The configuration files in this repository can themselves be processed as Linked Data. This is achieved by the following definition files:


/rdf/yalc.jsonld

Configuration files can be processed as RDF by including the context stored in this file.

/rdf/yalc.trig

Definitions for the classes and properties that are used in the configuration files.

/rdf/topics.jsonld

Topic hierarchy that is used to tag datasets.

The Linked Data version of the configuration files is itself published [over here](https://triplydb.com/Triply/YALC).

## Pull request details

Pull requests can be created to add new datasets, or to improve existing datasets.

### Pull request for a new dataset

In order to add a new Linked Open Data to this repository, create a [pull request](https://github.com/TriplyDB/YALC/pulls) that includes at least the following:

- A dataset file `datasets/DATASET.json` whose contents adhere to the [dataset configuration format](#dataset-configuration-format).

If the organization that is specified in the dataset file does not yet have an organization file, it must be included as well:

- An organization file `organizations/ORGANIZATION.json` whose contents adhere to the [organization configuration format](#organization-configuration-format).
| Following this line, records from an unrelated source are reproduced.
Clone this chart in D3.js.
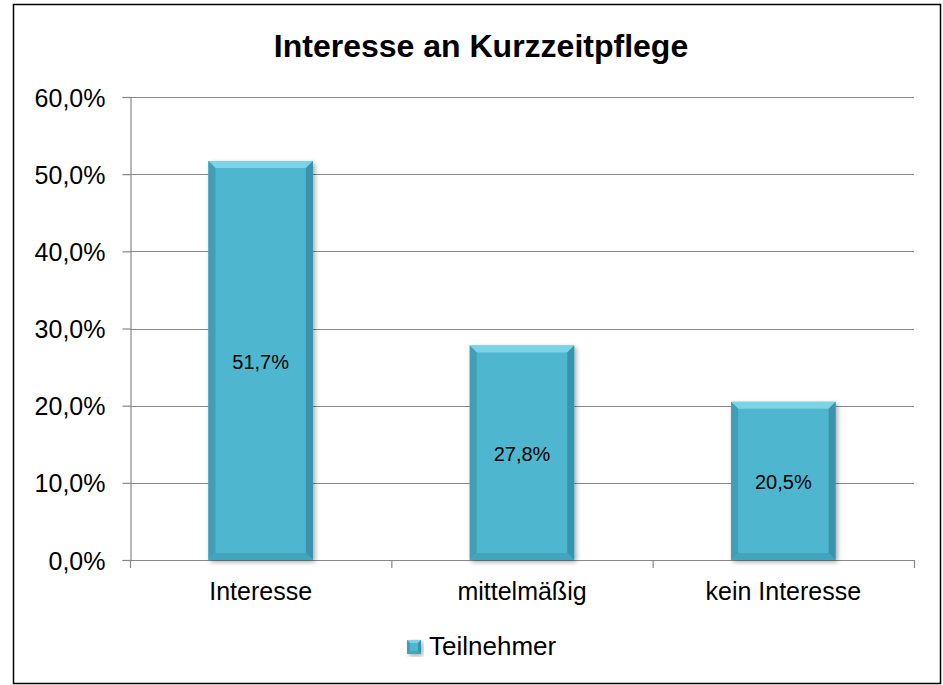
<!DOCTYPE html>
<html>
<head>
<meta charset="utf-8">
<script src="https://cdn.jsdelivr.net/npm/d3@7"></script>
<style>
  body { margin: 0; background: #fff; }
  svg { font-family: "Liberation Sans", Arial, sans-serif; }
</style>
</head>
<body>
<div id="chart"></div>
<script>
const categories = ["Interesse", "mittelmäßig", "kein Interesse"];
const values = [51.7, 27.8, 20.5];
const yTicks = [0, 10, 20, 30, 40, 50, 60];
const seriesName = "Teilnehmer";
const title = "Interesse an Kurzzeitpflege";

const width = 943;
const height = 685;
const plot = { left: 130, right: 914, top: 97, bottom: 560 };

const fmt = v => v.toFixed(1).replace(".", ",") + "%";

const svg = d3.select("#chart")
    .append("svg")
    .attr("width", width)
    .attr("height", height);

const defs = svg.append("defs");
const shadow = defs.append("filter").attr("id", "shadow")
    .attr("x", "-20%").attr("y", "-20%").attr("width", "140%").attr("height", "140%");
shadow.append("feGaussianBlur").attr("in", "SourceAlpha").attr("stdDeviation", 2.5);
shadow.append("feOffset").attr("dx", 2).attr("dy", 2).attr("result", "b");
shadow.append("feComponentTransfer").append("feFuncA").attr("type", "linear").attr("slope", 0.35);
const merge = shadow.append("feMerge");
merge.append("feMergeNode");
merge.append("feMergeNode").attr("in", "SourceGraphic");

// outer frame
svg.append("rect")
    .attr("x", 13.5).attr("y", 4.5)
    .attr("width", 927).attr("height", 679)
    .attr("fill", "#fff")
    .attr("stroke", "#000")
    .attr("stroke-width", 1.5);

const x = d3.scaleBand()
    .domain(categories)
    .range([plot.left, plot.right])
    .paddingInner(0.6)
    .paddingOuter(0.3);

const y = d3.scaleLinear()
    .domain([0, 60])
    .range([plot.bottom, plot.top]);

// gridlines
svg.append("g")
    .selectAll("line")
    .data(yTicks.filter(d => d > 0))
    .enter()
    .append("line")
    .attr("x1", plot.left).attr("x2", plot.right)
    .attr("y1", d => Math.round(y(d)) + 0.5)
    .attr("y2", d => Math.round(y(d)) + 0.5)
    .attr("stroke", "#888")
    .attr("stroke-width", 1.2);

// y axis
const yAxis = svg.append("g")
    .attr("transform", `translate(${plot.left + 0.5},0)`)
    .call(d3.axisLeft(y).tickValues(yTicks).tickFormat(fmt).tickSize(8).tickPadding(17));
yAxis.selectAll("path, line").attr("stroke", "#888").attr("stroke-width", 1.2);
yAxis.selectAll("text")
    .attr("font-size", "25px")
    .attr("fill", "#000")
    .attr("dy", "0.36em")
    .attr("font-family", "Liberation Sans, Arial, sans-serif");

// x axis
const step = (plot.right - plot.left) / categories.length;
const xg = svg.append("g");
xg.append("line")
    .attr("x1", plot.left).attr("x2", plot.right)
    .attr("y1", plot.bottom + 0.5).attr("y2", plot.bottom + 0.5)
    .attr("stroke", "#888").attr("stroke-width", 1.2);
xg.selectAll("line.tick")
    .data(d3.range(categories.length + 1))
    .enter()
    .append("line")
    .attr("class", "tick")
    .attr("x1", i => plot.left + i * step + 0.5)
    .attr("x2", i => plot.left + i * step + 0.5)
    .attr("y1", plot.bottom)
    .attr("y2", plot.bottom + 8)
    .attr("stroke", "#888").attr("stroke-width", 1.2);
xg.selectAll("text")
    .data(categories)
    .enter()
    .append("text")
    .attr("x", d => x(d) + x.bandwidth() / 2)
    .attr("y", plot.bottom + 40)
    .attr("text-anchor", "middle")
    .attr("font-size", "25px")
    .text(d => d);

// bevelled bars
function bevelBar(g, bx, by, bw, bh, b) {
    g.append("rect")
        .attr("x", bx).attr("y", by).attr("width", bw).attr("height", bh)
        .attr("fill", "#4fb6cf")
        .attr("filter", "url(#shadow)");
    const pts = a => a.map(p => p.join(",")).join(" ");
    g.append("polygon").attr("points", pts([[bx, by], [bx + bw, by], [bx + bw - b, by + b], [bx + b, by + b]]))
        .attr("fill", "#7ad3e6");
    g.append("polygon").attr("points", pts([[bx, by], [bx + b, by + b], [bx + b, by + bh - b], [bx, by + bh]]))
        .attr("fill", "#3f9fb8");
    g.append("polygon").attr("points", pts([[bx + bw, by], [bx + bw, by + bh], [bx + bw - b, by + bh - b], [bx + bw - b, by + b]]))
        .attr("fill", "#3a93ab");
    g.append("polygon").attr("points", pts([[bx, by + bh], [bx + b, by + bh - b], [bx + bw - b, by + bh - b], [bx + bw, by + bh]]))
        .attr("fill", "#42a4bd");
}

const bars = svg.append("g");
categories.forEach((c, i) => {
    const g = bars.append("g");
    bevelBar(g, x(c), y(values[i]), x.bandwidth(), y(0) - y(values[i]), 7);
});

// data labels
svg.append("g")
    .selectAll("text")
    .data(values)
    .enter()
    .append("text")
    .attr("x", (d, i) => x(categories[i]) + x.bandwidth() / 2)
    .attr("y", d => (y(d) + y(0)) / 2 + 8)
    .attr("text-anchor", "middle")
    .attr("font-size", "20px")
    .text(d => fmt(d));

// title
svg.append("text")
    .attr("x", 481)
    .attr("y", 57)
    .attr("text-anchor", "middle")
    .attr("font-size", "32px")
    .attr("font-weight", "bold")
    .text(title);

// legend
const lg = svg.append("g");
bevelBar(lg, 407, 640, 14, 14, 3);
lg.append("text")
    .attr("x", 429)
    .attr("y", 655)
    .attr("font-size", "26px")
    .text(seriesName);
</script>
</body>
</html>
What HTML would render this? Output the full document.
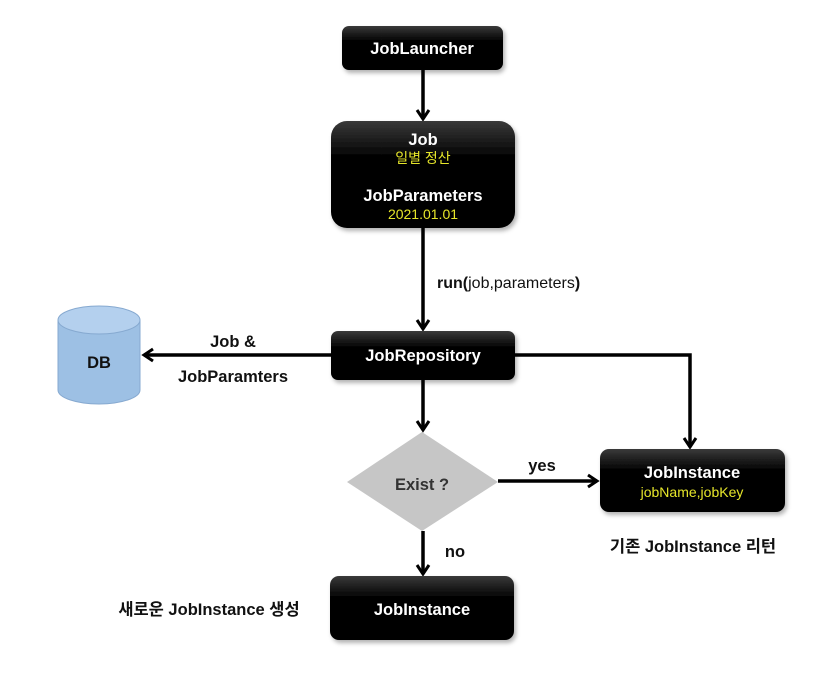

If the dataset and/or organization file specifies an image that does not yet belong to the `/img` subdirectory, then it must be added as well:

- A dataset image file and/or an organization image file in the `/img` directory. The following image formats can be used: JPEG, PNG, SVG. SVG images are preferred, since they are smaller in size and do not suffer from resolution issues.

### Pull request for an existing dataset

Feel free to improve the configurations for existing datasets.